#### TASK
Exact reproduction of the data is required, with images excluded.

● ● ●

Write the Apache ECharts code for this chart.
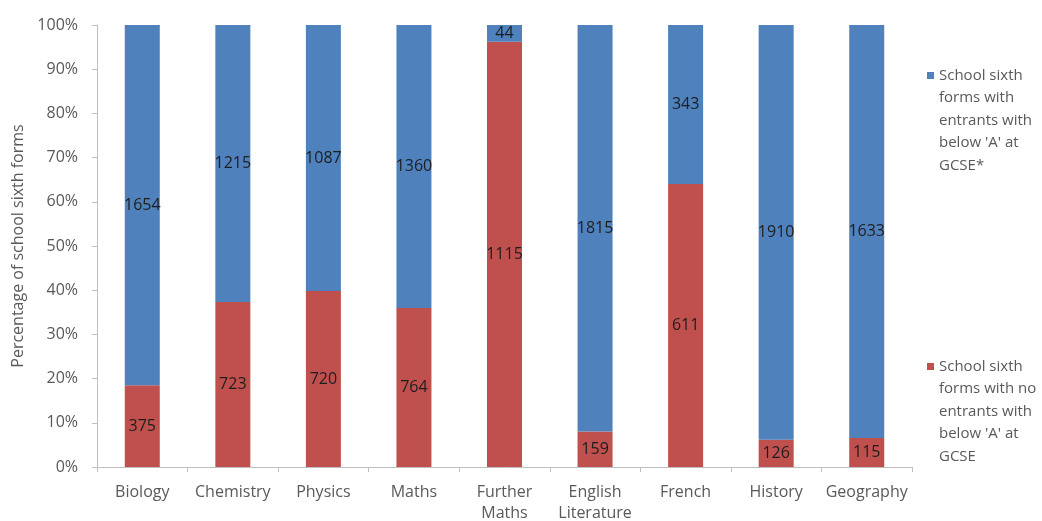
<!DOCTYPE html>
<html>
<head>
<meta charset="utf-8">
<title>School sixth forms by subject</title>
<script src="https://cdn.jsdelivr.net/npm/echarts@6/dist/echarts.min.js"></script>
<style>
  html, body { margin: 0; padding: 0; background: #ffffff; }
  #chart { width: 1042px; height: 521px; }
</style>
</head>
<body>
<div id="chart"></div>
<script>
// Subjects along the x axis
const subjects = ['Biology', 'Chemistry', 'Physics', 'Maths', 'Further\nMaths',
  'English\nLiterature', 'French', 'History', 'Geography'];

// Number of school sixth forms with no entrants below 'A' at GCSE
const noBelowA = [375, 723, 720, 764, 1115, 159, 611, 126, 115];
// Number of school sixth forms with entrants below 'A' at GCSE
const withBelowA = [1654, 1215, 1087, 1360, 44, 1815, 343, 1910, 1633];

const yTicks = [0, 10, 20, 30, 40, 50, 60, 70, 80, 90, 100];

const nameNo = "School sixth forms with no entrants with below 'A' at GCSE";
const nameWith = "School sixth forms with entrants with below 'A' at GCSE*";
const legendLines = {};
legendLines[nameWith] = ['School sixth', 'forms with', 'entrants with', "below 'A' at", 'GCSE*'];
legendLines[nameNo] = ['School sixth', 'forms with no', 'entrants with', "below 'A' at", 'GCSE'];

const FONT = 'Open Sans';
const FS = 16;
const BLUE = '#4f81bd';
const RED = '#c0504d';

// Share of each subject's total, so every column stacks to 100%
const totals = subjects.map((_, i) => noBelowA[i] + withBelowA[i]);
const share = (arr) => arr.map((v, i) => ({ value: v / totals[i] * 100, count: v }));

const labelStyle = {
  show: true,
  position: 'inside',
  formatter: (p) => String(p.data.count),
  color: '#1e1e1e',
  fontFamily: FONT,
  fontSize: FS
};

// Multi-line legend entry with the colour square on the first line only
function legendText(name) {
  return legendLines[name].map((l, i) => (i === 0 ? '{m|}' : '{s|}') + '{t|' + l + '}').join('\n');
}
function legendRich(color) {
  return {
    m: { width: 7, height: 7, backgroundColor: color },
    s: { width: 7, height: 7 },
    t: { fontFamily: FONT, fontSize: 15, color: '#595959', padding: [0, 0, 0, 5], lineHeight: 22.5 }
  };
}

const chart = echarts.init(document.getElementById('chart'), null, { renderer: 'canvas' });
chart.setOption({
  animation: false,
  backgroundColor: '#ffffff',
  grid: { left: 97, right: 130, top: 25, bottom: 54, containLabel: false, outerBoundsMode: 'none' },
  legend: [
    {
      data: [nameWith],
      left: 917, top: 63,
      padding: [5, 0, 5, 5],
      orient: 'vertical',
      icon: 'none',
      itemWidth: 0, itemHeight: 0,
      selectedMode: false,
      formatter: legendText,
      textStyle: { rich: legendRich(BLUE) }
    },
    {
      data: [nameNo],
      left: 917, top: 354,
      padding: [5, 0, 5, 5],
      orient: 'vertical',
      icon: 'none',
      itemWidth: 0, itemHeight: 0,
      selectedMode: false,
      formatter: legendText,
      textStyle: { rich: legendRich(RED) }
    }
  ],
  xAxis: {
    type: 'category',
    data: subjects,
    axisLine: { show: true, lineStyle: { color: '#bfbfbf', width: 1 } },
    axisTick: { show: true, length: 5, lineStyle: { color: '#bfbfbf' } },
    axisLabel: {
      interval: 0, margin: 15,
      fontFamily: FONT, fontSize: FS, color: '#595959', lineHeight: 21
    }
  },
  yAxis: {
    type: 'value',
    min: 0, max: 100, interval: 10,
    name: 'Percentage of school sixth forms',
    nameLocation: 'middle',
    nameGap: 69,
    nameTextStyle: { fontFamily: FONT, fontSize: FS, color: '#595959' },
    axisLine: { show: true, lineStyle: { color: '#bfbfbf', width: 1 } },
    axisTick: { show: true, length: 5, lineStyle: { color: '#bfbfbf' } },
    splitLine: { show: false },
    axisLabel: {
      margin: 19,
      fontFamily: FONT, fontSize: FS, color: '#595959',
      formatter: (v) => (yTicks.indexOf(v) >= 0 ? v + '%' : '')
    }
  },
  series: [
    {
      name: nameNo,
      type: 'bar',
      stack: 'total',
      barWidth: 35,
      itemStyle: { color: RED },
      label: labelStyle,
      data: share(noBelowA)
    },
    {
      name: nameWith,
      type: 'bar',
      stack: 'total',
      barWidth: 35,
      itemStyle: { color: BLUE },
      label: labelStyle,
      data: share(withBelowA)
    }
  ]
});
</script>
</body>
</html>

● ● ●

#### WRITTEN SOLUTION
Write the Apache ECharts code for this chart.
<!DOCTYPE html>
<html>
<head>
<meta charset="utf-8">
<title>School sixth forms by subject</title>
<script src="https://cdn.jsdelivr.net/npm/echarts@6/dist/echarts.min.js"></script>
<style>
  html, body { margin: 0; padding: 0; background: #ffffff; }
  #chart { width: 1042px; height: 521px; }
</style>
</head>
<body>
<div id="chart"></div>
<script>
// Subjects along the x axis
const subjects = ['Biology', 'Chemistry', 'Physics', 'Maths', 'Further\nMaths',
  'English\nLiterature', 'French', 'History', 'Geography'];

// Number of school sixth forms with no entrants below 'A' at GCSE
const noBelowA = [375, 723, 720, 764, 1115, 159, 611, 126, 115];
// Number of school sixth forms with entrants below 'A' at GCSE
const withBelowA = [1654, 1215, 1087, 1360, 44, 1815, 343, 1910, 1633];

const yTicks = [0, 10, 20, 30, 40, 50, 60, 70, 80, 90, 100];

const nameNo = "School sixth forms with no entrants with below 'A' at GCSE";
const nameWith = "School sixth forms with entrants with below 'A' at GCSE*";
const legendLines = {};
legendLines[nameWith] = ['School sixth', 'forms with', 'entrants with', "below 'A' at", 'GCSE*'];
legendLines[nameNo] = ['School sixth', 'forms with no', 'entrants with', "below 'A' at", 'GCSE'];

const FONT = 'Open Sans';
const FS = 16;
const BLUE = '#4f81bd';
const RED = '#c0504d';

// Share of each subject's total, so every column stacks to 100%
const totals = subjects.map((_, i) => noBelowA[i] + withBelowA[i]);
const share = (arr) => arr.map((v, i) => ({ value: v / totals[i] * 100, count: v }));

const labelStyle = {
  show: true,
  position: 'inside',
  formatter: (p) => String(p.data.count),
  color: '#1e1e1e',
  fontFamily: FONT,
  fontSize: FS
};

// Multi-line legend entry with the colour square on the first line only
function legendText(name) {
  return legendLines[name].map((l, i) => (i === 0 ? '{m|}' : '{s|}') + '{t|' + l + '}').join('\n');
}
function legendRich(color) {
  return {
    m: { width: 7, height: 7, backgroundColor: color },
    s: { width: 7, height: 7 },
    t: { fontFamily: FONT, fontSize: 15, color: '#595959', padding: [0, 0, 0, 5], lineHeight: 22.5 }
  };
}

const chart = echarts.init(document.getElementById('chart'), null, { renderer: 'canvas' });
chart.setOption({
  animation: false,
  backgroundColor: '#ffffff',
  grid: { left: 97, right: 130, top: 25, bottom: 54, containLabel: false, outerBoundsMode: 'none' },
  legend: [
    {
      data: [nameWith],
      left: 917, top: 63,
      padding: [5, 0, 5, 5],
      orient: 'vertical',
      icon: 'none',
      itemWidth: 0, itemHeight: 0,
      selectedMode: false,
      formatter: legendText,
      textStyle: { rich: legendRich(BLUE) }
    },
    {
      data: [nameNo],
      left: 917, top: 354,
      padding: [5, 0, 5, 5],
      orient: 'vertical',
      icon: 'none',
      itemWidth: 0, itemHeight: 0,
      selectedMode: false,
      formatter: legendText,
      textStyle: { rich: legendRich(RED) }
    }
  ],
  xAxis: {
    type: 'category',
    data: subjects,
    axisLine: { show: true, lineStyle: { color: '#bfbfbf', width: 1 } },
    axisTick: { show: true, length: 5, lineStyle: { color: '#bfbfbf' } },
    axisLabel: {
      interval: 0, margin: 15,
      fontFamily: FONT, fontSize: FS, color: '#595959', lineHeight: 21
    }
  },
  yAxis: {
    type: 'value',
    min: 0, max: 100, interval: 10,
    name: 'Percentage of school sixth forms',
    nameLocation: 'middle',
    nameGap: 69,
    nameTextStyle: { fontFamily: FONT, fontSize: FS, color: '#595959' },
    axisLine: { show: true, lineStyle: { color: '#bfbfbf', width: 1 } },
    axisTick: { show: true, length: 5, lineStyle: { color: '#bfbfbf' } },
    splitLine: { show: false },
    axisLabel: {
      margin: 19,
      fontFamily: FONT, fontSize: FS, color: '#595959',
      formatter: (v) => (yTicks.indexOf(v) >= 0 ? v + '%' : '')
    }
  },
  series: [
    {
      name: nameNo,
      type: 'bar',
      stack: 'total',
      barWidth: 35,
      itemStyle: { color: RED },
      label: labelStyle,
      data: share(noBelowA)
    },
    {
      name: nameWith,
      type: 'bar',
      stack: 'total',
      barWidth: 35,
      itemStyle: { color: BLUE },
      label: labelStyle,
      data: share(withBelowA)
    }
  ]
});
</script>
</body>
</html>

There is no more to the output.